Первое послереволюционное десятилетие – это еще и время интенсивного сближения театра и цирка, инициаторами которого становятся театральные художники и режиссеры. Это сближение, как отмечает Антон Сергеев, происходит по трем основным направлениям: единичные опыты театральных постановок на цирковом манеже (самый известный пример – постановка «Мистерии-буфф» в цирке Саламонского на Цветном бульваре в 1921 году); театрализация цирка – непродолжительный период экспериментальных постановок цирковых революционных пантомим, слишком «театральных», игнорирующих специфику циркового представления; циркизация театра – использование в драматических спектаклях актерских приемов и умений циркового происхождения: акробатики, жонглерства, дрессуры, иллюзионизма, клоунады (режиссерские опыты Мейерхольда, Анненкова, Радлова, Фореггера, Эйзенштейна и др.). «Как правило, эти опыты сопровождались движением драматургии спектакля в сторону цирковой программы, а вещественного оформления – к цирковым станкам и реквизиту»[778]. В театральных экспериментах Сергея Эйзенштейна наиболее ярко обозначилась одна из главных тенденций циркизации театра – сознательное «оформление зрителя в желаемой направленности (настроенности)»[779] посредством «аттракционов». Сергеев полагает, что
…в связи с работой Эйзенштейна нельзя говорить о простом переносе цирковых элементов в театр… взяв от цирка аттракцион и прообраз монтажа, Эйзенштейн обогатил театр качественно новым явлением – монтажом воздействий. Аттракционы сознательно монтировались один с другим. Два последовательно спланированных воздействия рождали не столько две последовательные зрительские реакции, сколько «третье чувство», возникающее от ударного перехода от одной реакции к другой… Все устремления режиссера были направлены на зрителя, монтаж происходил «внутри» зрителя[780].
Монтаж воздействий, наиболее эффективным образом реализуемый в медиуме кинофильма, используется Эйзенштейном в качестве инструмента политической агитации. Поскольку монтаж воздействий чужероден цирку, Эйзенштейн делает вывод о принципиальной невозможности политизации циркового зрелища. Однако вывод этот он подкрепляет аргументами иного рода.
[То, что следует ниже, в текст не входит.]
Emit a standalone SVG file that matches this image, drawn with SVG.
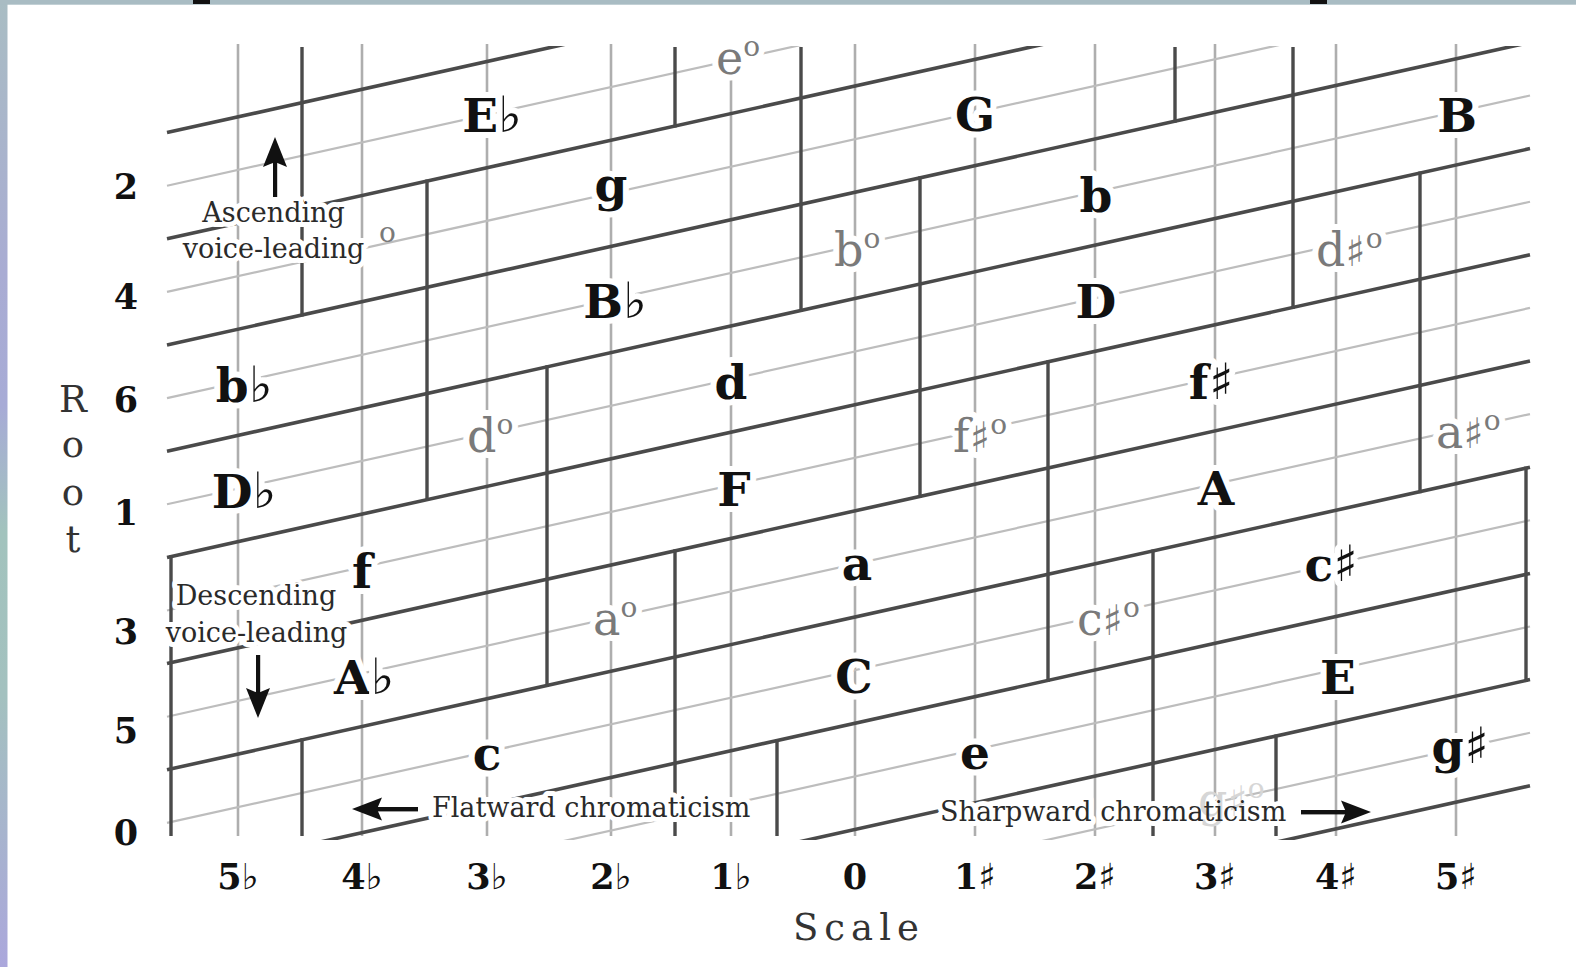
<svg xmlns="http://www.w3.org/2000/svg" width="1576" height="967" viewBox="0 0 1576 967">
<defs>
<linearGradient id="edge" x1="0" y1="0" x2="0" y2="1">
<stop offset="0" stop-color="#a9bdc3"/>
<stop offset="0.28" stop-color="#a9acd3"/>
<stop offset="0.42" stop-color="#a7abd6"/>
<stop offset="0.55" stop-color="#a2c3bd"/>
<stop offset="0.72" stop-color="#a3c1bf"/>
<stop offset="1" stop-color="#aba7dc"/>
</linearGradient>
<clipPath id="chart"><rect x="160" y="46" width="1376" height="794"/></clipPath>
<style>
.gv{stroke:#aeaeae;stroke-width:2.6}
.gs{stroke:#bdbdbd;stroke-width:2.2}
.tk{stroke:#4a4a4a;stroke-width:3.6}
.tv{stroke:#4a4a4a;stroke-width:3.4}
.lab{font-family:"DejaVu Serif","Liberation Serif",serif;font-size:47px;font-weight:bold;text-anchor:middle;fill:#111;stroke:#fff;stroke-width:12px;stroke-linejoin:round;paint-order:stroke}
.dim{font-family:"DejaVu Serif","Liberation Serif",serif;font-size:46px;fill:#7a7a7a;stroke:#fff;stroke-width:12px;stroke-linejoin:round;paint-order:stroke}
.acc{font-family:"DejaVu Sans",sans-serif;font-size:50px;font-weight:bold}
.dacc{font-family:"DejaVu Sans",sans-serif;font-size:42px;font-weight:normal}
.sacc{font-family:"DejaVu Sans",sans-serif;font-size:36px;font-weight:bold}
.sup{font-size:28px}
.num{font-family:"DejaVu Serif","Liberation Serif",serif;font-size:35px;font-weight:bold;text-anchor:middle;fill:#111}
.axis{font-family:"DejaVu Serif","Liberation Serif",serif;font-size:37px;fill:#333}
.ann{font-family:"DejaVu Serif","Liberation Serif",serif;font-size:27px;fill:#2a2a2a;stroke:#fff;stroke-width:10px;stroke-linejoin:round;paint-order:stroke}
.arr{fill:#111}
</style>
</defs>
<g id="frame">
<rect x="0" y="0" width="1576" height="967" fill="#fff"/>
<rect x="0" y="0" width="7.5" height="967" fill="url(#edge)"/>
<rect x="0" y="0" width="1576" height="4.7" fill="#a9bcc3"/>
<rect x="193" y="0" width="17" height="4" fill="#111"/>
<rect x="1310" y="0" width="17" height="4" fill="#111"/>
</g>
<g id="grid">
<g class="gv">
<line x1="238" y1="44" x2="238" y2="836"/>
<line x1="362" y1="44" x2="362" y2="836"/>
<line x1="487" y1="44" x2="487" y2="836"/>
<line x1="611" y1="44" x2="611" y2="836"/>
<line x1="731" y1="44" x2="731" y2="836"/>
<line x1="855" y1="44" x2="855" y2="836"/>
<line x1="975" y1="44" x2="975" y2="836"/>
<line x1="1095" y1="44" x2="1095" y2="836"/>
<line x1="1215" y1="44" x2="1215" y2="836"/>
<line x1="1336" y1="44" x2="1336" y2="836"/>
<line x1="1456" y1="44" x2="1456" y2="836"/>
</g>
<g class="gs" clip-path="url(#chart)">
<line x1="167" y1="185.7" x2="1530" y2="-116.9"/>
<line x1="167" y1="291.9" x2="1530" y2="-10.7"/>
<line x1="167" y1="398.1" x2="1530" y2="95.5"/>
<line x1="167" y1="504.3" x2="1530" y2="201.7"/>
<line x1="167" y1="610.5" x2="1530" y2="307.9"/>
<line x1="167" y1="716.7" x2="1530" y2="414.1"/>
<line x1="167" y1="822.9" x2="1530" y2="520.3"/>
<line x1="167" y1="929.1" x2="1530" y2="626.5"/>
<line x1="167" y1="1035.3" x2="1530" y2="732.7"/>
</g>
</g>
<g id="connectors">
<g class="tk" clip-path="url(#chart)">
<line x1="167" y1="132.6" x2="1530" y2="-170.0"/>
<line x1="167" y1="238.8" x2="1530" y2="-63.8"/>
<line x1="167" y1="345.0" x2="1530" y2="42.4"/>
<line x1="167" y1="451.2" x2="1530" y2="148.6"/>
<line x1="167" y1="557.4" x2="1530" y2="254.8"/>
<line x1="167" y1="663.6" x2="1530" y2="361.0"/>
<line x1="167" y1="769.8" x2="1530" y2="467.2"/>
<line x1="167" y1="876.0" x2="1530" y2="573.4"/>
<line x1="167" y1="982.2" x2="1530" y2="679.6"/>
<line x1="167" y1="1088.4" x2="1530" y2="785.8"/>
</g>
<g class="tv">
<line x1="171" y1="555" x2="171" y2="836"/>
<line x1="302" y1="47" x2="302" y2="316.5"/>
<line x1="302" y1="738.3" x2="302" y2="836"/>
<line x1="427" y1="179.5" x2="427" y2="501"/>
<line x1="547" y1="365.3" x2="547" y2="687"/>
<line x1="675" y1="47" x2="675" y2="127.5"/>
<line x1="675" y1="549.3" x2="675" y2="836"/>
<line x1="801" y1="47" x2="801" y2="312"/>
<line x1="777" y1="739" x2="777" y2="836"/>
<line x1="920" y1="176.3" x2="920" y2="498"/>
<line x1="1048" y1="360.3" x2="1048" y2="682"/>
<line x1="1175" y1="47" x2="1175" y2="122.7"/>
<line x1="1153" y1="549.4" x2="1153" y2="836"/>
<line x1="1293" y1="47" x2="1293" y2="309"/>
<line x1="1276" y1="734.5" x2="1276" y2="836"/>
<line x1="1420" y1="171.5" x2="1420" y2="493.2"/>
<line x1="1526" y1="466.6" x2="1526" y2="682"/>
</g>
</g>
<g id="chords">
<g id="chord-Eb"><text class="lab" x="492" y="131.8">E<tspan class="acc">♭</tspan></text></g>
<g id="chord-G"><text class="lab" x="975" y="130.5">G</text></g>
<g id="chord-B"><text class="lab" x="1457" y="131.5">B</text></g>
<g id="chord-g"><text class="lab" x="611" y="201">g</text></g>
<g id="chord-b"><text class="lab" x="1096" y="211.5">b</text></g>
<g id="chord-Bb"><text class="lab" x="615" y="318.3">B<tspan class="acc">♭</tspan></text></g>
<g id="chord-D"><text class="lab" x="1096" y="317.8">D</text></g>
<g id="chord-bb"><text class="lab" x="244" y="401.8">b<tspan class="acc">♭</tspan></text></g>
<g id="chord-d"><text class="lab" x="731" y="399.3">d</text></g>
<g id="chord-fs"><text class="lab" x="1211" y="398.9">f<tspan class="acc">♯</tspan></text></g>
<g id="chord-Db"><text class="lab" x="244" y="508.1">D<tspan class="acc">♭</tspan></text></g>
<g id="chord-F"><text class="lab" x="734" y="505.6">F</text></g>
<g id="chord-A"><text class="lab" x="1216" y="505.2">A</text></g>
<g id="chord-f"><text class="lab" x="362" y="588.3">f</text></g>
<g id="chord-a"><text class="lab" x="857" y="580.3">a</text></g>
<g id="chord-cs"><text class="lab" x="1331" y="581">c<tspan class="acc">♯</tspan></text></g>
<g id="chord-Ab"><text class="lab" x="364" y="694">A<tspan class="acc">♭</tspan></text></g>
<g id="chord-C"><text class="lab" x="854" y="692.5">C</text></g>
<g id="chord-E"><text class="lab" x="1338" y="694">E</text></g>
<g id="chord-c"><text class="lab" x="487" y="769.5">c</text></g>
<g id="chord-e"><text class="lab" x="975" y="768.5">e</text></g>
<g id="chord-gs"><text class="lab" x="1460" y="763">g<tspan class="acc">♯</tspan></text></g>
<g id="dim-e"><text class="dim" x="716" y="73.5">e<tspan class="sup" dy="-18">o</tspan></text></g>
<g id="dim-b"><text class="dim" x="834" y="265.5">b<tspan class="sup" dy="-18">o</tspan></text></g>
<g id="dim-ds"><text class="dim" x="1316" y="265.5">d<tspan class="dacc">♯</tspan><tspan class="sup" dy="-18">o</tspan></text></g>
<g id="dim-d"><text class="dim" x="467" y="452">d<tspan class="sup" dy="-18">o</tspan></text></g>
<g id="dim-fs"><text class="dim" x="953" y="451.5">f<tspan class="dacc">♯</tspan><tspan class="sup" dy="-18">o</tspan></text></g>
<g id="dim-as"><text class="dim" x="1436" y="447.5">a<tspan class="dacc">♯</tspan><tspan class="sup" dy="-18">o</tspan></text></g>
<g id="dim-a"><text class="dim" x="593" y="634.8">a<tspan class="sup" dy="-18">o</tspan></text></g>
<g id="dim-cs"><text class="dim" x="1077" y="634.8">c<tspan class="dacc">♯</tspan><tspan class="sup" dy="-18">o</tspan></text></g>
</g>
<g id="axes">
<text class="num" x="126" y="199">2</text>
<text class="num" x="126" y="309">4</text>
<text class="num" x="126" y="412">6</text>
<text class="num" x="126" y="525">1</text>
<text class="num" x="126" y="644">3</text>
<text class="num" x="126" y="743">5</text>
<text class="num" x="126" y="845">0</text>
<text class="axis" text-anchor="middle" x="73" y="412">R</text>
<text class="axis" text-anchor="middle" x="73" y="457">o</text>
<text class="axis" text-anchor="middle" x="73" y="505">o</text>
<text class="axis" text-anchor="middle" x="73" y="552">t</text>
<text class="num" x="238" y="889">5<tspan class="sacc">♭</tspan></text>
<text class="num" x="362" y="889">4<tspan class="sacc">♭</tspan></text>
<text class="num" x="487" y="889">3<tspan class="sacc">♭</tspan></text>
<text class="num" x="611" y="889">2<tspan class="sacc">♭</tspan></text>
<text class="num" x="731" y="889">1<tspan class="sacc">♭</tspan></text>
<text class="num" x="855" y="889">0</text>
<text class="num" x="975" y="889">1<tspan class="sacc">♯</tspan></text>
<text class="num" x="1095" y="889">2<tspan class="sacc">♯</tspan></text>
<text class="num" x="1215" y="889">3<tspan class="sacc">♯</tspan></text>
<text class="num" x="1336" y="889">4<tspan class="sacc">♯</tspan></text>
<text class="num" x="1456" y="889">5<tspan class="sacc">♯</tspan></text>
<text class="axis" x="793" y="940" letter-spacing="6">Scale</text>
</g>
<g id="annotations">
<text class="ann" x="273.5" y="222" text-anchor="middle">Ascending</text>
<text class="ann" x="273.5" y="258" text-anchor="middle">voice-leading</text>
<text class="dim" x="379" y="242" style="font-size:28px;stroke:none">o</text>
<text class="ann" x="256" y="605" text-anchor="middle">Descending</text>
<text class="ann" x="256.5" y="642" text-anchor="middle">voice-leading</text>
<text class="ann" x="432" y="817">Flatward chromaticism</text>
<text class="ann" x="940" y="821" style="fill:none">Sharpward chromaticism</text>
<text class="dim" x="1198" y="816" style="fill:#d6d6d6;stroke:none">g<tspan class="dacc">♯</tspan><tspan class="sup" dy="-18">o</tspan></text>
<text class="ann" x="940" y="821" style="stroke:none">Sharpward chromaticism</text>
<g id="arrow-up"><rect class="arr" x="273" y="158" width="4.2" height="39"/><path class="arr" d="M275,137 L287,167 L275,162 L263,167 Z"/></g>
<g id="arrow-down"><rect class="arr" x="256" y="655" width="4.2" height="40"/><path class="arr" d="M258,718 L246,688 L258,693 L270,688 Z"/></g>
<g id="arrow-left"><rect class="arr" x="377" y="807" width="41" height="4.4"/><path class="arr" d="M352,809 L382,797.5 L377,809 L382,820.5 Z"/></g>
<g id="arrow-right"><rect class="arr" x="1301" y="810" width="46" height="4.4"/><path class="arr" d="M1371,812 L1341,800.5 L1346,812 L1341,823.5 Z"/></g>
</g>
</svg>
В заметках 1940 года Эйзенштейн описывает цирк как искусство, сохранившееся в неизменном виде с первобытных времен:
Так же покоряются воле человека, склоняя колени – кони и слоны, «очеловеченные», ходят орангутанги, в человеческих костюмах играют мелодраму собачки, и, пища детским дискантом, демонстрирует свои незатейливые и извечно-инфантильные проделки коверный рыжий под хохот детей и взрослых, бесшабашных и серьезных, отцов семейств (!) и бухгалтеров (!!), ответработников (!!!) и профессоров (!!!!), смеющихся на то же, тем же смехом, как деды, прадеды и предки![781]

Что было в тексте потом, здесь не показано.